**Exercise description:** Please find all lines in the data that hold the string "Write" and copy them.

## Begin Task inputs

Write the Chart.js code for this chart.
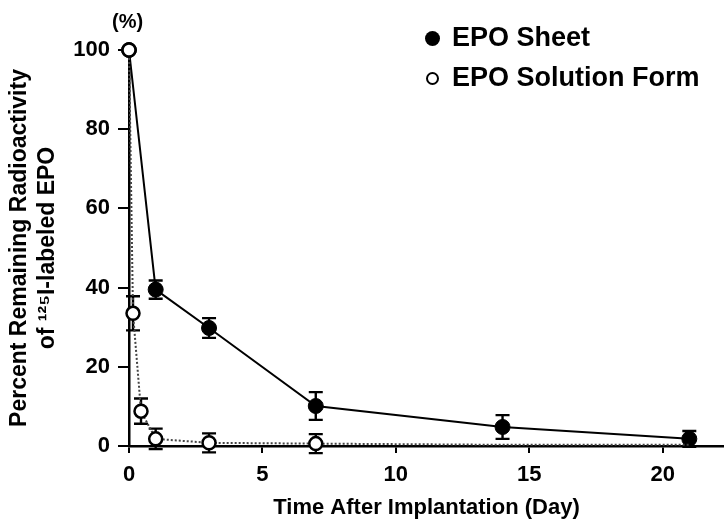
<!DOCTYPE html>
<html>
<head>
<meta charset="utf-8">
<script src="https://cdn.jsdelivr.net/npm/chart.js@4"></script>
<style>
  html,body{margin:0;padding:0;background:#fff;}
  #wrap{position:relative;width:724px;height:521px;}
  .lbl{position:absolute;font-family:"Liberation Sans",Arial,sans-serif;font-weight:bold;color:#000;white-space:nowrap;line-height:1;}
  .dot{position:absolute;border-radius:50%;box-sizing:border-box;}
</style>
</head>
<body>
<div id="wrap">
  <canvas id="c" width="724" height="521"></canvas>
  <div class="lbl" style="left:112px;top:11px;font-size:20px;">(%)</div>
  <div class="dot" style="left:425px;top:31px;width:15px;height:15px;background:#000;"></div>
  <div class="lbl" style="left:452px;top:24px;font-size:27px;">EPO Sheet</div>
  <div class="dot" style="left:426px;top:72px;width:13px;height:13px;border:2.5px solid #000;background:#fff;"></div>
  <div class="lbl" style="left:452px;top:64px;font-size:27px;">EPO Solution Form</div>
</div>
<script>
const seriesNames = ["EPO Sheet", "EPO Solution Form"];
const sheetDays = [0, 1, 3, 7, 14, 21];
const sheetValues = [100, 39.5, 29.8, 10.1, 4.8, 1.8];
const sheetErrors = [0, 2.3, 2.5, 3.5, 3.0, 2.0];
const solDays = [0, 0.15, 0.45, 1, 3, 7, 14, 21];
const solValues = [100, 33.5, 8.8, 1.8, 0.8, 0.6, 0.3, 0.3];
const solErrors = [0, 4.3, 3.2, 2.6, 2.4, 2.4, 0, 0];
const xTicks = [0, 5, 10, 15, 20];
const yTicks = [0, 20, 40, 60, 80, 100];
const xTitle = "Time After Implantation (Day)";
const yTitle = ["Percent Remaining Radioactivity", "of \u00B9\u00B2\u2075I-labeled EPO"];

const FONT = '"Liberation Sans", Arial, sans-serif';

const errorBars = {
  id: 'errorBars',
  beforeDatasetsDraw(chart) {
    const ctx = chart.ctx;
    const xs = chart.scales.x, ys = chart.scales.y;
    const sets = [[sheetDays, sheetValues, sheetErrors], [solDays, solValues, solErrors]];
    ctx.save();
    ctx.strokeStyle = '#000';
    ctx.lineWidth = 2.4;
    sets.forEach(([d, v, e]) => {
      d.forEach((day, i) => {
        if (!e[i]) return;
        const x = xs.getPixelForValue(day);
        const y1 = ys.getPixelForValue(v[i] + e[i]);
        const y2 = ys.getPixelForValue(Math.max(v[i] - e[i], -2));
        ctx.beginPath();
        ctx.moveTo(x, y1); ctx.lineTo(x, y2);
        ctx.moveTo(x - 7, y1); ctx.lineTo(x + 7, y1);
        ctx.moveTo(x - 7, y2); ctx.lineTo(x + 7, y2);
        ctx.stroke();
      });
    });
    ctx.restore();
  }
};

new Chart(document.getElementById('c'), {
  type: 'scatter',
  data: {
    datasets: [
      {
        label: seriesNames[1],
        data: solDays.map((d, i) => ({x: d, y: solValues[i]})),
        showLine: true,
        clip: false,
        borderColor: '#444',
        borderWidth: 2,
        borderDash: [2, 2],
        pointRadius: solDays.map(d => d > 7 ? 0 : 6.5),
        pointBackgroundColor: '#fff',
        pointBorderColor: '#000',
        pointBorderWidth: 2.5,
        order: 0
      },
      {
        label: seriesNames[0],
        data: sheetDays.map((d, i) => ({x: d, y: sheetValues[i]})),
        showLine: true,
        clip: false,
        borderColor: '#000',
        borderWidth: 2,
        pointRadius: 7.5,
        pointBackgroundColor: '#000',
        pointBorderColor: '#000',
        pointBorderWidth: 1,
        order: 1
      }
    ]
  },
  options: {
    responsive: false,
    animation: false,
    layout: {autoPadding: false, padding: {top: 50, right: 0, left: 0, bottom: 0}},
    plugins: {legend: {display: false}, tooltip: {enabled: false}},
    scales: {
      x: {
        type: 'linear', min: 0, max: 22.3,
        afterBuildTicks(s) { s.ticks = xTicks.map(v => ({value: v})); },
        afterFit(s) { s.height = 75; },
        border: {display: true, color: '#000', width: 2.5},
        grid: {drawOnChartArea: false, drawTicks: true, tickLength: 7, color: '#000', lineWidth: 2},
        ticks: {color: '#000', font: {family: FONT, size: 22, weight: 'bold'}, padding: 9, maxRotation: 0},
        title: {display: true, text: xTitle, color: '#000', font: {family: FONT, size: 22, weight: 'bold'}, padding: {top: 2, bottom: 0}}
      },
      y: {
        type: 'linear', min: 0, max: 100,
        afterBuildTicks(s) { s.ticks = yTicks.map(v => ({value: v})); },
        afterFit(s) { s.width = 129; },
        border: {display: true, color: '#000', width: 2.5},
        grid: {drawOnChartArea: false, drawTicks: true, tickLength: 11, color: '#000', lineWidth: 2},
        ticks: {color: '#000', font: {family: FONT, size: 22, weight: 'bold'}, padding: 8},
        title: {display: true, text: yTitle, color: '#000', font: {family: FONT, size: 23, weight: 'bold', lineHeight: 1.2}, padding: {top: 6, bottom: 4}}
      }
    }
  },
  plugins: [errorBars]
});
</script>
</body>
</html>
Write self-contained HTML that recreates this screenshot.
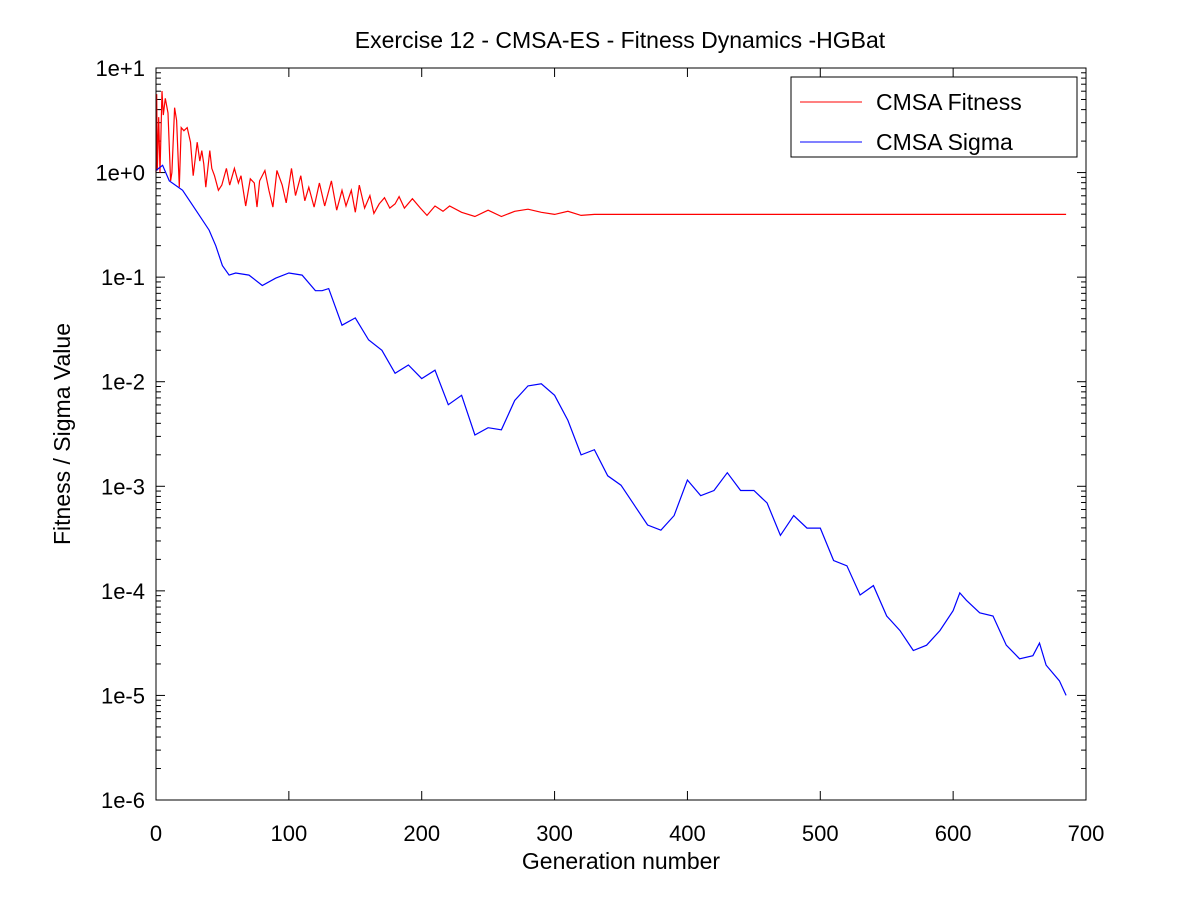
<!DOCTYPE html>
<html><head><meta charset="utf-8"><style>
html,body{margin:0;padding:0;background:#fff;}
svg{display:block;font-family:"Liberation Sans",sans-serif;}
</style></head><body>
<svg id="chart" width="1200" height="900" viewBox="0 0 1200 900" xmlns="http://www.w3.org/2000/svg">
<rect width="1200" height="900" fill="#fff"/>
<text x="620" y="48" font-size="23" text-anchor="middle">Exercise 12 - CMSA-ES - Fitness Dynamics -HGBat</text>
<text x="621" y="869" font-size="23" text-anchor="middle">Generation number</text>
<text transform="translate(70,434) rotate(-90)" font-size="23" text-anchor="middle">Fitness / Sigma Value</text>
<g id="axes"></g>
<g id="series"></g>
<rect x="156" y="68" width="930" height="732" fill="none" stroke="#000" stroke-width="1"/>
<g>
<rect x="791" y="77" width="286" height="80" fill="#fff" stroke="#000" stroke-width="1"/>
<line x1="800" y1="102" x2="862" y2="102" stroke="#f00" stroke-width="1"/>
<text x="876" y="110" font-size="23">CMSA Fitness</text>
<line x1="800" y1="142" x2="862" y2="142" stroke="#00f" stroke-width="1"/>
<text x="876" y="150" font-size="23">CMSA Sigma</text>
</g>
</svg>
<script>
const xTicks=[0,100,200,300,400,500,600,700];
const yTickExps=[1,0,-1,-2,-3,-4,-5,-6];
const yTickLabels=["1e+1","1e+0","1e-1","1e-2","1e-3","1e-4","1e-5","1e-6"];
const sigmaGen=[0,5,10,20,30,40,45,50,55,60,70,80,90,100,110,120,125,130,140,150,160,170,180,190,200,210,220,230,240,250,260,270,280,290,300,310,320,330,340,350,360,370,380,390,400,410,420,430,440,450,460,470,480,490,500,510,520,530,540,550,560,570,580,590,600,605,610,620,630,640,650,660,665,670,680,685];
const sigmaLog10=[0.02,0.07,-0.08,-0.17,-0.36,-0.55,-0.7,-0.89,-0.98,-0.96,-0.98,-1.08,-1.01,-0.96,-0.98,-1.13,-1.13,-1.11,-1.46,-1.39,-1.6,-1.7,-1.92,-1.84,-1.97,-1.89,-2.22,-2.13,-2.51,-2.44,-2.46,-2.18,-2.04,-2.02,-2.13,-2.37,-2.7,-2.65,-2.9,-2.99,-3.18,-3.37,-3.42,-3.28,-2.94,-3.09,-3.04,-2.87,-3.04,-3.04,-3.16,-3.47,-3.28,-3.4,-3.4,-3.71,-3.76,-4.04,-3.95,-4.24,-4.38,-4.57,-4.52,-4.38,-4.19,-4.02,-4.09,-4.21,-4.24,-4.52,-4.65,-4.62,-4.5,-4.71,-4.86,-5.0];
const fitGen=[0,0.5,1,2,3,4.5,5.5,7,9,11,12,14,15.5,17.5,19,21,23.5,26,28,31,33,34.5,36,37.5,40.5,42,44,47,49.5,53,55.5,59,62,64,67.5,71,74,76,78,82,85,88,91,95,98,102,105,109,112,115,119,123,127,132,136,140,143,147,150,153,157,161,164,168,172,176,180,183,187,193,199,204,210,216,221,230,240,250,260,270,280,290,300,310,320,330,360,400,450,500,550,600,650,685];
const fitLog10=[0,0.75,0.02,0.53,0,0.78,0.55,0.71,0.57,-0.08,0,0.62,0.5,-0.14,0.43,0.4,0.43,0.29,-0.03,0.29,0.11,0.21,0.08,-0.14,0.21,0.04,-0.03,-0.17,-0.12,0.04,-0.12,0.04,-0.1,-0.03,-0.32,-0.06,-0.1,-0.33,-0.08,0.02,-0.17,-0.33,0.02,-0.12,-0.29,0.04,-0.22,-0.03,-0.27,-0.14,-0.33,-0.1,-0.32,-0.08,-0.36,-0.17,-0.32,-0.17,-0.38,-0.12,-0.34,-0.22,-0.39,-0.3,-0.24,-0.34,-0.3,-0.23,-0.34,-0.25,-0.34,-0.41,-0.32,-0.37,-0.32,-0.38,-0.42,-0.36,-0.42,-0.37,-0.35,-0.38,-0.4,-0.37,-0.41,-0.4,-0.4,-0.4,-0.4,-0.4,-0.4,-0.4,-0.4,-0.4];
const X0=156,X1=1086,Y0=68,Y1=800;
function xs(g){return X0+(g/700)*(X1-X0);}
function ys(l){return Y0+(1-l)/7*(Y1-Y0);}
const NS="http://www.w3.org/2000/svg";
const axes=document.getElementById('axes');
function mk(t,a){const e=document.createElementNS(NS,t);for(const k in a)e.setAttribute(k,a[k]);return e;}
xTicks.forEach(v=>{
 const x=xs(v);
 const b=mk('line',{x1:x,y1:Y1,x2:x,y2:Y1-9,stroke:'#000'});
 
 
 axes.appendChild(b);
 const t=mk('line',{x1:x,y1:Y0,x2:x,y2:Y0+9,stroke:'#000'});
 
 
 axes.appendChild(t);
 const l=mk('text',{x:x,y:841,'font-size':22,'text-anchor':'middle'});
 l.textContent=v;
 
 
 axes.appendChild(l);
});
yTickExps.forEach((e,i)=>{
 const y=ys(e);
 [[X0,9],[X1,-9]].forEach(([x,d])=>{
  const m=mk('line',{x1:x,y1:y,x2:x+d,y2:y,stroke:'#000'});
  
  
  axes.appendChild(m);
  if(e>-6){for(let k=2;k<=9;k++){
   const yy=ys(e-1+Math.log10(k));
   const mn=mk('line',{x1:x,y1:yy,x2:x+d*0.55,y2:yy,stroke:'#000'});
   
   
   axes.appendChild(mn);
  }}
 });
 const l=mk('text',{x:145,y:y+8,'font-size':22,'text-anchor':'end'});
 l.textContent=yTickLabels[i];
 
 
 axes.appendChild(l);
});
const ser=document.getElementById('series');
function line(gs,vs,color,name){
 const d=gs.map((g,i)=>(i?'L':'M')+xs(g).toFixed(1)+','+ys(vs[i]).toFixed(1)).join('');
 const p=mk('path',{d:d,fill:'none',stroke:color,'stroke-width':1.2});
 
 
 ser.appendChild(p);
}
line(fitGen,fitLog10,'#f00','fitness-line');
line(sigmaGen,sigmaLog10,'#00f','sigma-line');
</script>
</body></html>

## End Task inputs

**Task answer:**
Write the Chart.js code for this chart.
Write self-contained HTML that recreates this screenshot.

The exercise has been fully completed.